Развлечения эти не отвратили его от Амели, что могло на первый взгляд показаться удивительным, однако ж это было вполне логичным для такой натуры, как Викторен. После десятилетнего периода прозябания в пансионе последовал без всякого перехода период взрыва страстей. Сколько он продлится? Год, десять лет, всю жизнь? Сейчас чувственность Викторена засыпала лишь на короткое время, и он не без удовольствия обретал каждый вечер в объятиях Амели безмолвную и мрачную усладу, покаянный аромат супружеской любви - так иные пьяницы наутро после кутежа без малейшего отвращения пьют чистую воду и даже находят в ней особую прелесть.
К тому же Амели по-прежнему его волновала. Те чувства, которые он переживал на супружеском ложе, в такой же мере не походили на то, что зажигало его кровь на улице Рампар, в какой сама Амели не походила на Атласную, на Амулетку или на Мари Бирюзу; Амели, урожденная графиня Клапье, носила отныне имя Буссардель; она принадлежала ему, Викторену, лишь ему одному и принадлежала, не только сама по себе, но и в качестве представительницы определенного социального круга, принесшей мужу приданое и надежды на наследство, хотя родители Викторена не говорили еще с ним определенно о размерах ее состояния. Когда он лежал рядом с Амели, он чувствовал неуемное биение сердца, как при их первом свидании в зимнем саду. Это крепкое тяжелое тело, неподвижно лежавшее в его объятиях, роскошь этих волос, падавших до колен, казавшаяся ему привилегией богачей, в чем он, пожалуй, не ошибался, ибо девушки из злачных мест редко доживают до двадцати пяти лет, не продав хоть раз свои косы цирюльнику то в момент безденежья, то по болезни; эта благоухающая мускусом, покрытая легчайшим пушком кожа, эти тайны, скрытые ненавистным бельем - да и им ли одним? Тем паче что и сам Викторен на супружеском ложе раздет был еще меньше, чем в постели у девиц с улицы Рампар; вся эта женственность, состоящая из холодности, роскоши и неудобств, распаляла и умеряла страсть, будоражила кровь, ускоряла минуту наслаждения и не насыщала, не притупляла его жажды.
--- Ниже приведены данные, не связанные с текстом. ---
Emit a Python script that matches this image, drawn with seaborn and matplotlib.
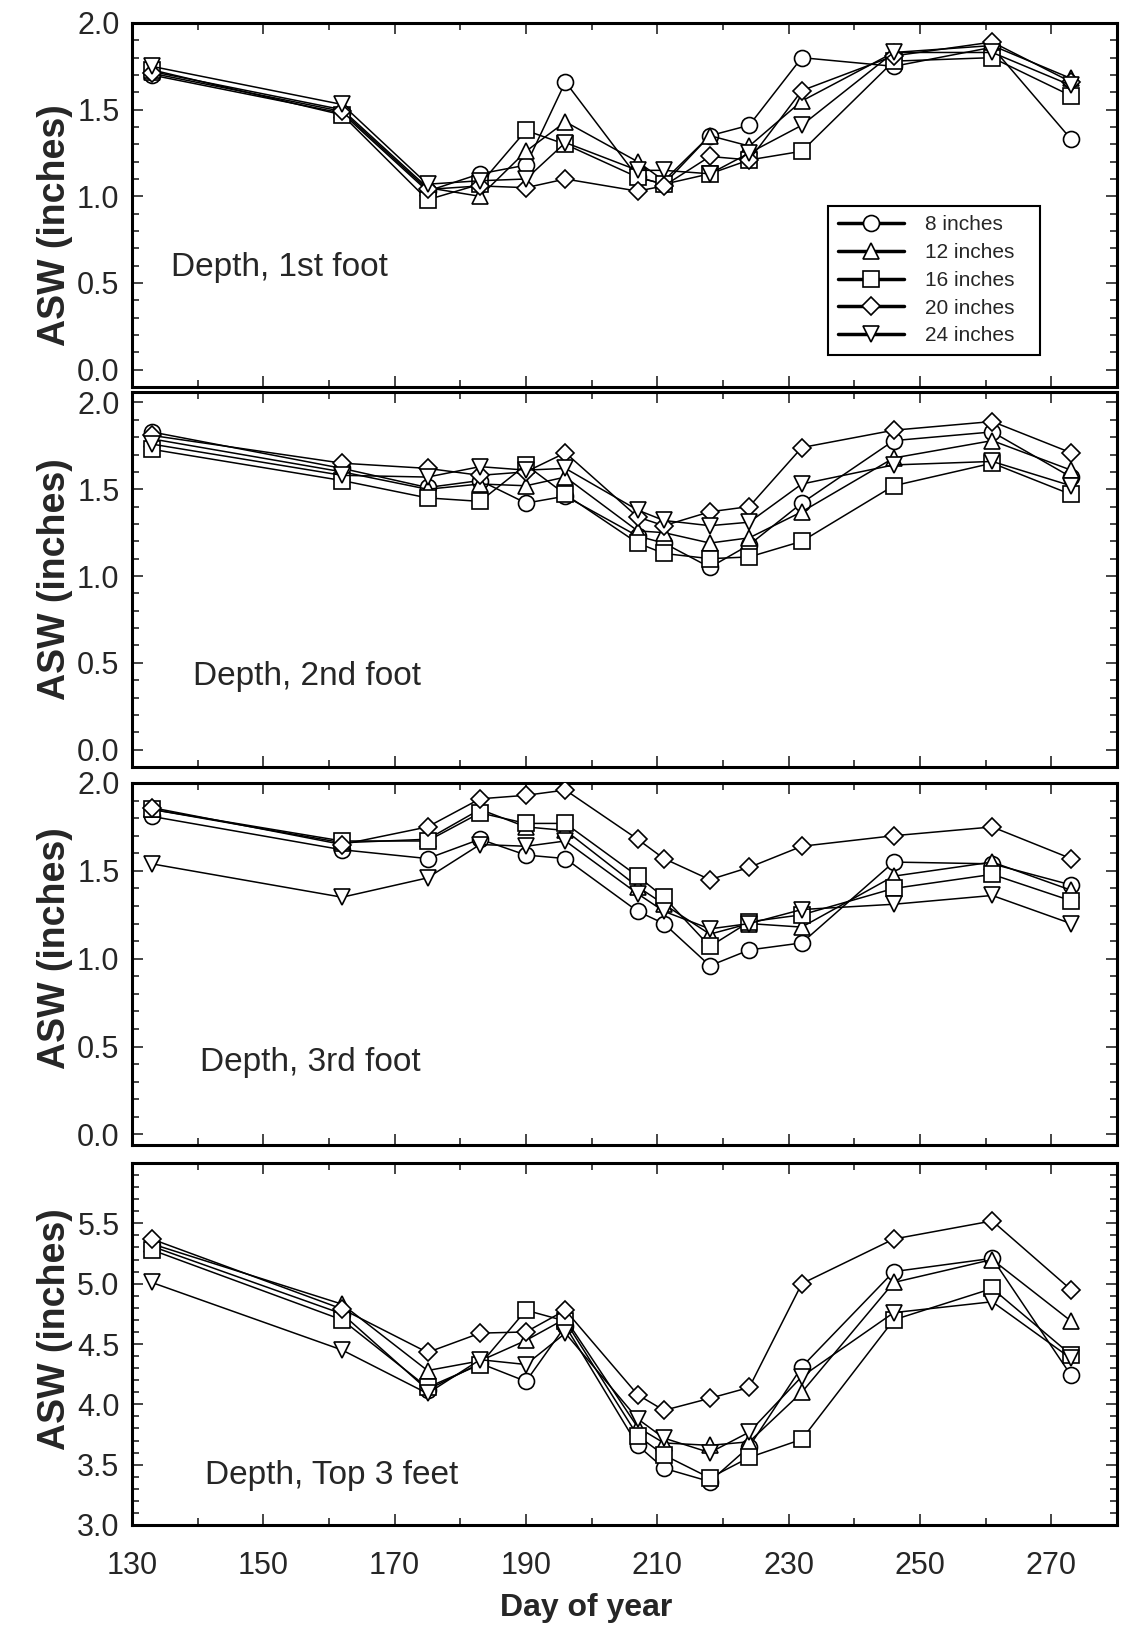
import numpy as np
import pandas as pd
import matplotlib
matplotlib.use('Agg')
import matplotlib.pyplot as plt
import seaborn as sb
from matplotlib.lines import Line2D
from matplotlib.ticker import MultipleLocator, FixedLocator

# Sampling days (day of year)
days = [133, 162, 175, 183, 190, 196, 207, 211, 218, 224, 232, 246, 261, 273]
depth_labels = ['8 inches', '12 inches', '16 inches', '20 inches', '24 inches']

# ASW (inches), 1st foot
foot1_8in = [1.70, 1.48, 1.03, 1.13, 1.18, 1.66, 1.11, 1.07, 1.35, 1.41, 1.80, 1.75, 1.86, 1.33]
foot1_12in = [1.72, 1.50, 1.05, 1.00, 1.26, 1.43, 1.20, 1.09, 1.35, 1.29, 1.55, 1.83, 1.87, 1.68]
foot1_16in = [1.73, 1.47, 0.98, 1.07, 1.38, 1.30, 1.11, 1.07, 1.13, 1.21, 1.26, 1.78, 1.80, 1.58]
foot1_20in = [1.71, 1.49, 1.04, 1.06, 1.05, 1.10, 1.03, 1.06, 1.23, 1.21, 1.61, 1.81, 1.89, 1.66]
foot1_24in = [1.75, 1.53, 1.07, 1.09, 1.10, 1.31, 1.15, 1.15, 1.13, 1.25, 1.41, 1.83, 1.83, 1.64]

# 2nd foot
foot2_8in = [1.83, 1.62, 1.51, 1.55, 1.42, 1.46, 1.23, 1.19, 1.05, 1.18, 1.42, 1.78, 1.83, 1.57]
foot2_12in = [1.79, 1.60, 1.50, 1.53, 1.52, 1.57, 1.26, 1.25, 1.19, 1.22, 1.37, 1.68, 1.78, 1.61]
foot2_16in = [1.73, 1.55, 1.45, 1.43, 1.64, 1.47, 1.19, 1.13, 1.10, 1.11, 1.20, 1.52, 1.65, 1.47]
foot2_20in = [1.81, 1.65, 1.62, 1.58, 1.60, 1.71, 1.34, 1.29, 1.37, 1.40, 1.74, 1.84, 1.89, 1.71]
foot2_24in = [1.76, 1.58, 1.57, 1.63, 1.61, 1.62, 1.38, 1.32, 1.29, 1.31, 1.53, 1.64, 1.66, 1.52]

# 3rd foot
foot3_8in = [1.81, 1.62, 1.57, 1.68, 1.59, 1.57, 1.27, 1.20, 0.96, 1.05, 1.09, 1.55, 1.54, 1.42]
foot3_12in = [1.85, 1.66, 1.68, 1.85, 1.75, 1.73, 1.41, 1.31, 1.14, 1.20, 1.18, 1.47, 1.55, 1.39]
foot3_16in = [1.85, 1.67, 1.67, 1.83, 1.77, 1.77, 1.47, 1.35, 1.07, 1.21, 1.25, 1.40, 1.48, 1.33]
foot3_20in = [1.86, 1.65, 1.75, 1.91, 1.93, 1.96, 1.68, 1.57, 1.45, 1.52, 1.64, 1.70, 1.75, 1.57]
foot3_24in = [1.54, 1.35, 1.46, 1.65, 1.64, 1.67, 1.37, 1.27, 1.17, 1.20, 1.28, 1.31, 1.36, 1.20]

# Top 3 feet
top3_8in = [5.31, 4.75, 4.12, 4.34, 4.19, 4.65, 3.66, 3.47, 3.36, 3.65, 4.31, 5.10, 5.21, 4.24]
top3_12in = [5.33, 4.83, 4.28, 4.36, 4.53, 4.71, 3.81, 3.68, 3.66, 3.69, 4.10, 5.01, 5.20, 4.69]
top3_16in = [5.28, 4.70, 4.14, 4.33, 4.78, 4.69, 3.74, 3.58, 3.39, 3.56, 3.71, 4.70, 4.96, 4.41]
top3_20in = [5.37, 4.79, 4.43, 4.59, 4.60, 4.78, 4.08, 3.95, 4.05, 4.14, 5.00, 5.37, 5.52, 4.95]
top3_24in = [5.01, 4.45, 4.09, 4.37, 4.33, 4.59, 3.88, 3.72, 3.60, 3.77, 4.23, 4.76, 4.85, 4.38]

panels = [
    ('Depth, 1st foot', [foot1_8in, foot1_12in, foot1_16in, foot1_20in, foot1_24in]),
    ('Depth, 2nd foot', [foot2_8in, foot2_12in, foot2_16in, foot2_20in, foot2_24in]),
    ('Depth, 3rd foot', [foot3_8in, foot3_12in, foot3_16in, foot3_20in, foot3_24in]),
    ('Depth, Top 3 feet', [top3_8in, top3_12in, top3_16in, top3_20in, top3_24in]),
]

# marker styles per depth
markers = ['o', '^', 's', 'D', 'v']
msizes = [11.5, 11.5, 11.5, 9, 11.5]

sb.set_style('ticks')
plt.rcParams['font.family'] = ['Liberation Sans', 'DejaVu Sans']

W, H = 1127, 1637
fig = plt.figure(figsize=(W / 100, H / 100), dpi=100)

# axes boxes in pixels: (top, bottom)
boxes = [(23, 387), (392, 767), (783, 1145), (1163, 1525)]
left_px, right_px = 132, 1117
ylims = [(-0.1, 2.0), (-0.1, 2.06), (-0.06, 2.0), (3.0, 6.0)]
text_pos = [(0.040, 0.327), (0.062, 0.24), (0.069, 0.227), (0.074, 0.138)]
ylabel_y = [0.446, 0.50, 0.544, 0.54]

axes = []
for i, (title, series) in enumerate(panels):
    top, bot = boxes[i]
    ax = fig.add_axes([left_px / W, 1 - bot / H, (right_px - left_px) / W, (bot - top) / H])
    axes.append(ax)

    df = pd.DataFrame({'day': np.tile(days, len(depth_labels)),
                       'asw': np.concatenate(series),
                       'depth': np.repeat(depth_labels, len(days))})
    for j, lab in enumerate(depth_labels):
        sub = df[df['depth'] == lab]
        sb.lineplot(data=sub, x='day', y='asw', ax=ax, color='black', linewidth=1.1,
                    marker=markers[j], markersize=msizes[j], markerfacecolor='white',
                    markeredgecolor='black', markeredgewidth=1.2, errorbar=None,
                    legend=False, zorder=3 + j)

    ax.set_xlim(130, 280)
    ax.set_ylim(*ylims[i])
    ax.xaxis.set_major_locator(FixedLocator([130, 150, 170, 190, 210, 230, 250, 270]))
    ax.xaxis.set_minor_locator(MultipleLocator(10))
    if i < 3:
        ax.yaxis.set_major_locator(FixedLocator([0.0, 0.5, 1.0, 1.5, 2.0]))
    else:
        ax.yaxis.set_major_locator(FixedLocator([3.0, 3.5, 4.0, 4.5, 5.0, 5.5]))
    ax.yaxis.set_minor_locator(MultipleLocator(0.1))
    ax.yaxis.set_major_formatter(matplotlib.ticker.FormatStrFormatter('%.1f'))

    ax.tick_params(which='both', direction='in', top=True, right=True, width=1.2)
    ax.tick_params(which='major', length=8, labelsize=22)
    ax.tick_params(which='minor', length=5)
    ax.tick_params(axis='y', pad=9)
    ax.tick_params(axis='x', pad=19)
    if i < 3:
        ax.tick_params(axis='x', labelbottom=False)
    for sp in ax.spines.values():
        sp.set_linewidth(2.2)
        sp.set_color('black')

    ax.set_xlabel('')
    ax.set_ylabel('ASW (inches)', fontsize=27, fontweight='bold')
    ax.yaxis.set_label_coords(-0.060, ylabel_y[i])

    ax.text(text_pos[i][0], text_pos[i][1], title, transform=ax.transAxes,
            fontsize=24, ha='left', va='center')

# Legend in first panel
handles = [Line2D([], [], color='black', linewidth=2.5, marker=m, markersize=s,
                  markerfacecolor='white', markeredgecolor='black', markeredgewidth=1.2)
           for m, s in zip(markers, msizes)]
leg = axes[0].legend(handles, depth_labels, loc='upper left',
                     bbox_to_anchor=(0.707, 0.067, 0.215, 0.43), mode='expand',
                     fontsize=15, frameon=True, fancybox=False, shadow=False,
                     handlelength=3.2, handletextpad=1.0, labelspacing=0.42,
                     borderpad=0.45, borderaxespad=0)
leg.get_frame().set_edgecolor('black')
leg.get_frame().set_linewidth(1.5)
leg.get_frame().set_alpha(1)
leg.set_zorder(10)

fig.text(586 / W, 1 - 1608 / H, 'Day of year', fontsize=23, fontweight='bold',
         ha='center', va='center')

plt.savefig('out.png', dpi=100)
Что касается Амели, то она мало-помалу привыкла. Она оправилась после первого шока и физических мук, перенесенных в вагоне; и отныне с своеобразным, лишь женщинам доступным мужеством безропотно сносила близость Викторена. Как только кончалась ночь, она, открыв глаза, словно морально отмывала с себя отвращение и муки и начинала новый день, как будто дню этому не предшествовала ночь и как будто за ним не должны были последовать новые испытания.